Many of us today are as uncomfortable as John's contemporaries with the doctrine of eternal torment; yet genuinely considering and believing it would radically affect the way we live. That John directs his harshest preaching toward religious people (Mt 3:7) should also arouse some introspection on our part Even for the saved, the knowledge that all private thoughts will be brought to light (10:26) should inspire self-discipline when other humans are not watching. Our culture prefers a comfortable message of God's blessing on whatever we choose to do with our lives; God reminds us that his Word and not our culture remains the final arbiter of our destiny.
Finally, John warns of the coming judge, who is incomparably powerful. Judgment is coming, but the coming judge John announces is superhuman in rank (3:11-12). Only God could pour out the gift of the Spirit (Is 44:3; 59:21; Ezek 36:27; 37:14; 39:29; Joel 2:29; Zech 12:10), and no mere mortal would baptize in fire (in the context, this clearly means judge the wicked-3:10, 12).
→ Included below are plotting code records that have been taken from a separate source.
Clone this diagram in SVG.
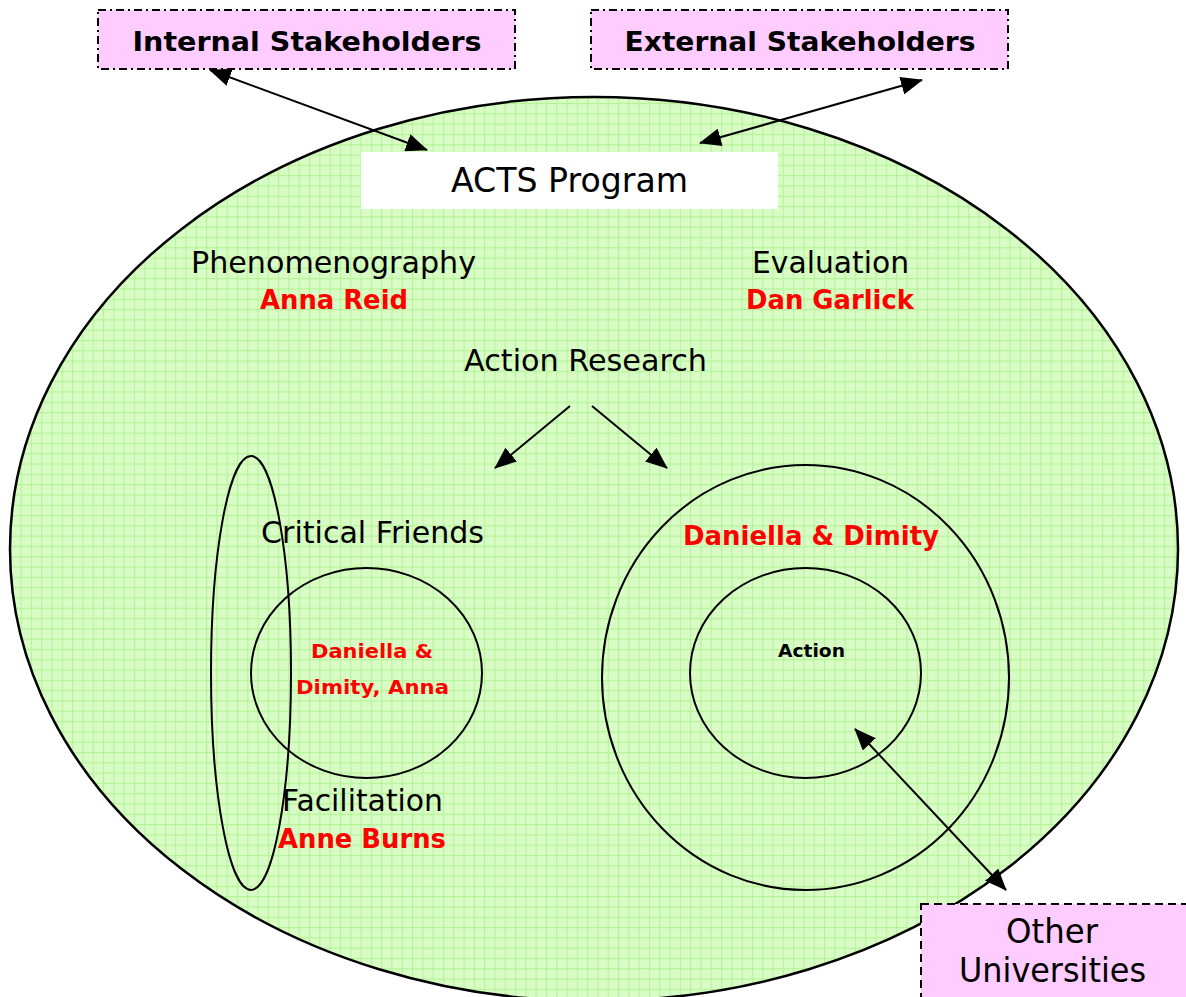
<svg xmlns="http://www.w3.org/2000/svg" width="1186" height="997" viewBox="0 0 1186 997">
<style>
.t{font-family:"DejaVu Sans","Liberation Sans",sans-serif;fill:#000}
.b{font-weight:bold}
.r{fill:#ff0000;font-weight:bold}
.ln{stroke:#000;stroke-width:2;fill:none}
.box{fill:#ffccff;stroke:#000;stroke-width:2;stroke-dasharray:8 4 2 4}
.box2{fill:#ffccff;stroke:#000;stroke-width:2;stroke-dasharray:8 5}
.conn{stroke:#000;stroke-width:2;fill:none;marker-end:url(#ah);marker-start:url(#ahs)}
.one{stroke:#000;stroke-width:2;fill:none;marker-end:url(#ah)}
</style>
<defs>
<pattern id="grid" x="0" y="0" width="10.3" height="10.3" patternUnits="userSpaceOnUse">
<rect width="10.3" height="10.3" fill="#d9fcc6"/>
<path d="M0 0.5H10.3M0.5 0V10.3" stroke="#b3f496" stroke-width="1.2"/>
</pattern>
<marker id="ah" viewBox="0 0 22 18" refX="21" refY="9" markerWidth="22" markerHeight="18" markerUnits="userSpaceOnUse" orient="auto"><path d="M0 0L22 9L0 18z" fill="#000"/></marker>
<marker id="ahs" viewBox="0 0 22 18" refX="1" refY="9" markerWidth="22" markerHeight="18" markerUnits="userSpaceOnUse" orient="auto"><path d="M22 0L0 9L22 18z" fill="#000"/></marker>
</defs>
<rect width="1186" height="997" fill="#fff"/>
<g id="program">
<ellipse cx="594" cy="549" rx="584" ry="452" fill="url(#grid)" stroke="#000" stroke-width="2.5"/>
</g>
<g id="acts">
<rect x="361" y="152" width="417" height="57" fill="#fff"/>
<text class="t" x="569.5" y="192" font-size="34" text-anchor="middle" textLength="237" lengthAdjust="spacingAndGlyphs">ACTS Program</text>
</g>
<g id="internal">
<rect class="box" x="98" y="10" width="417" height="59"/>
<text class="t b" x="307" y="51" font-size="27" text-anchor="middle" textLength="349" lengthAdjust="spacingAndGlyphs">Internal Stakeholders</text>
</g>
<g id="external">
<rect class="box" x="591" y="10" width="417" height="59"/>
<text class="t b" x="800" y="51" font-size="27" text-anchor="middle" textLength="351" lengthAdjust="spacingAndGlyphs">External Stakeholders</text>
</g>
<g id="phenomenography">
<text class="t" x="333.5" y="273" font-size="31" text-anchor="middle" textLength="285" lengthAdjust="spacingAndGlyphs">Phenomenography</text>
<text class="t r" x="334" y="309" font-size="26" text-anchor="middle" textLength="148" lengthAdjust="spacingAndGlyphs">Anna Reid</text>
</g>
<g id="evaluation">
<text class="t" x="830.5" y="273" font-size="31" text-anchor="middle" textLength="157" lengthAdjust="spacingAndGlyphs">Evaluation</text>
<text class="t r" x="830" y="309" font-size="26" text-anchor="middle" textLength="168" lengthAdjust="spacingAndGlyphs">Dan Garlick</text>
</g>
<g id="action-research">
<text class="t" x="585.5" y="371" font-size="31" text-anchor="middle" textLength="243" lengthAdjust="spacingAndGlyphs">Action Research</text>
</g>
<g id="critical-friends">
<ellipse class="ln" cx="251" cy="673" rx="40" ry="217"/>
<ellipse class="ln" cx="366.5" cy="673" rx="115.5" ry="105"/>
<text class="t" x="372.5" y="543" font-size="31" text-anchor="middle" textLength="223" lengthAdjust="spacingAndGlyphs">Critical Friends</text>
<text class="t r" x="372" y="658" font-size="20" text-anchor="middle" textLength="122" lengthAdjust="spacingAndGlyphs">Daniella &amp;</text>
<text class="t r" x="372.5" y="694" font-size="20" text-anchor="middle" textLength="153" lengthAdjust="spacingAndGlyphs">Dimity, Anna</text>
<text class="t" x="362.5" y="811" font-size="31" text-anchor="middle" textLength="161" lengthAdjust="spacingAndGlyphs">Facilitation</text>
<text class="t r" x="362" y="848" font-size="26" text-anchor="middle" textLength="168" lengthAdjust="spacingAndGlyphs">Anne Burns</text>
</g>
<g id="daniella-dimity">
<ellipse class="ln" cx="805.5" cy="677.5" rx="203.5" ry="212.5"/>
<text class="t r" x="811" y="545" font-size="26" text-anchor="middle" textLength="256" lengthAdjust="spacingAndGlyphs">Daniella &amp; Dimity</text>
</g>
<g id="action">
<ellipse class="ln" cx="805.5" cy="673" rx="115.5" ry="105"/>
<text class="t b" x="811.5" y="657" font-size="17" text-anchor="middle" textLength="67" lengthAdjust="spacingAndGlyphs">Action</text>
</g>
<g id="other-universities">
<rect class="box2" x="921" y="904" width="275" height="105"/>
<text class="t" x="1052" y="943" font-size="34" text-anchor="middle" textLength="92" lengthAdjust="spacingAndGlyphs">Other</text>
<text class="t" x="1052.5" y="982" font-size="34" text-anchor="middle" textLength="187" lengthAdjust="spacingAndGlyphs">Universities</text>
</g>
<g id="connectors">
<line class="conn" x1="210" y1="70" x2="427" y2="150"/>
<line class="conn" x1="922" y1="80" x2="700" y2="143"/>
<line class="one" x1="570" y1="406" x2="495" y2="468"/>
<line class="one" x1="592" y1="406" x2="667" y2="468"/>
<line class="conn" x1="855" y1="729" x2="1006" y2="890"/>
</g>
</svg>
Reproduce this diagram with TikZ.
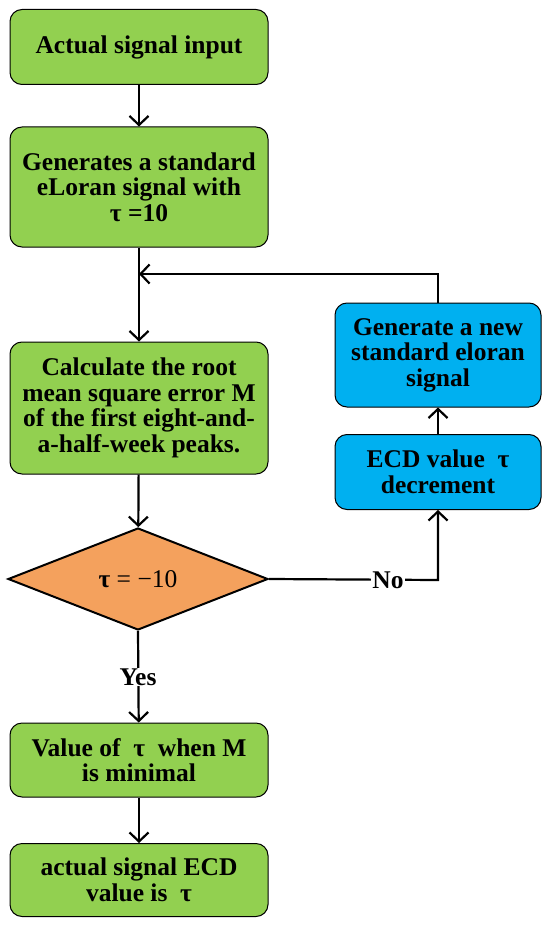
\documentclass[tikz,border=0pt]{standalone}
\usepackage{fontspec}
\setmainfont{Liberation Serif}
\usetikzlibrary{shapes.geometric,arrows.meta}
\definecolor{boxgreen}{HTML}{92D050}
\definecolor{boxblue}{HTML}{00B0F0}
\definecolor{boxorange}{HTML}{F4A15D}
\begin{document}
\begin{tikzpicture}[x=1pt,y=-1pt,
  every node/.style={font=\bfseries\fontsize{25.5}{25.5}\selectfont, align=center},
  gbox/.style={draw=black, line width=1pt, fill=boxgreen, rounded corners=12pt, minimum width=258pt, inner sep=0pt},
  bbox/.style={draw=black, line width=1pt, fill=boxblue, rounded corners=12pt, minimum width=206pt, inner sep=0pt},
  dia/.style={draw=black, line width=2pt, fill=boxorange, shape=diamond, minimum width=260pt, minimum height=102pt, inner sep=0pt},
  conn/.style={line width=2.2pt, -{Straight Barb[length=9pt,width=19pt,line width=2.2pt]}},
  lbl/.style={fill=white, inner sep=1pt}]
\useasboundingbox (0,0) rectangle (550,928);
\node[gbox, minimum height=75pt] (b1) at (139,47) {Actual signal input};
\node[gbox, minimum height=120pt] (b2) at (139,187) {Generates a standard\\eLoran signal with\\τ =10};
\node[gbox, minimum height=132pt] (b3) at (139,408) {Calculate the root\\mean square error M\\of the first eight-and-\\a-half-week peaks.};
\node[dia] (d) at (138,579) {τ {\mdseries = −10}};
\node[gbox, minimum height=74pt] (b4) at (139,760) {Value of \ τ \ when M\\is minimal};
\node[gbox, minimum height=73pt] (b5) at (139,880) {actual signal ECD\\value is \ τ};
\node[bbox, minimum height=104pt] (u1) at (438,355) {Generate a new\\standard eloran\\signal};
\node[bbox, minimum height=75pt] (u2) at (438,472) {ECD value \ τ\\decrement};
\coordinate (join) at (139,274);
\coordinate (corner) at (438,580);
\coordinate (ctop) at (438,274);
\draw[conn] (b1) -- (b2);
\draw[conn] (b2) -- (b3);
\draw[conn] (u1.north) -- (ctop) -- (join);
\draw[conn] (b3) -- (d);
\draw[conn] (d.east) -- (corner) -- (u2.south);
\node[lbl] (no) at (388,580) {No};
\draw[conn] (u2) -- (u1);
\draw[conn] (d.south) -- (b4);
\node[lbl] (yes) at (138,677) {Yes};
\draw[conn] (b4) -- (b5);
\end{tikzpicture}
\end{document}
Further, whereas Israel's prophets had called themselves "servants of God" (as in 2 Kings 9:7, 36; Jer 7:25; Dan 9:6, 10; Amos 3:7), John declares himself unworthy even to be the coming judge's slave! In ancient Mediterranean thought, a household servant's basest tasks involved the master's feet, such as washing his feet, carrying his sandals or unfastening the thongs of his sandals Although ancient teachers usually expected disciples to function as servants later rabbis made one exception explicit: disciples did not tend to the teacher's sandals. John thus claims to be unworthy to even be the Coming One's slave. Indeed, the One whose way John prepares is none other than the Lord himself (Is 40:3; Mt 3:3). Matthew's readers would not need to know Hebrew to realize that John was preparing the way for "God with us" (1:23). No wonder John is nervous about baptizing Jesus (3:14)!